Former leader of the Conservative Party Iain Duncan Smith has claimed that the government has “thrown everything” at the Vote Leave campaign in a bid to discredit them in the lead up to the European Union referendum next month.
Duncan Smith, who was the Secretary of State for Work and Pensions from 2010 until his high-profile resignation from the cabinet in March 2016, was speaking as the Vote Leave battle bus arrived in Lincolnshire on Saturday, May 20, stopping off in Grantham, Boston and Lincoln.
One of Britain’s most prominent Eurosceptics, Duncan Smith said that Britain was a brilliant nation, perfectly capable of governing independently without interference from Europe.

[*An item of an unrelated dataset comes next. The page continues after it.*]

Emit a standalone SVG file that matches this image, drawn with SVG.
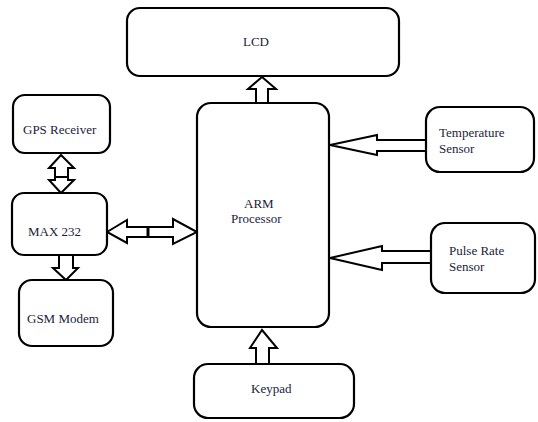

Duncan Smith quit the cabinet on March 18, in protest at Chancellor George Osborne’s proposed cuts to disability benefits.
However, Downing Street and some observers claimed that his resignation was motivated more by the upcoming referendum on Britain’s membership of the European Union on June 23, something Duncan Smith has long held a passion for.
He said: “The government has thrown everything at us. Most of these forecasts are trying to predict the future when they can’t even get the present right.
“They didn’t forecast the financial crash, they told us to go into the Euro and that would have been a disaster, and they told us join the ERM and that was a disaster.
“If you can’t forecast six months ahead like the IMF seems unable to do, how the hell can you forecast 15 years ahead?
“Honestly, Britain is a brilliant nation – if we can’t look after ourselves independently, who the hell can?”
When asked if how Lincolnshire would benefit from leaving the EU, Duncan Smith pointed to three main factors.
He said: “We send £350 million a week to the EU – that’s over £2 billion a year. Most of that money is spent by the EU in areas that don’t benefit the UK.
“Getting our money back in a time when it is tight is crucial.
“We also need to control our borders. We’ve been taking in a city about the size of Newcastle every year and that’s put real stress and strain on services, housing, education, and hospitals.
“We also need to control our government. Around 60% of our laws are now pretty much made in Brussels by unelected bureaucrats. What I want to do is have a government elected in the UK responsible to the British electorate, to make laws or to be kicked out if we don’t get it right.”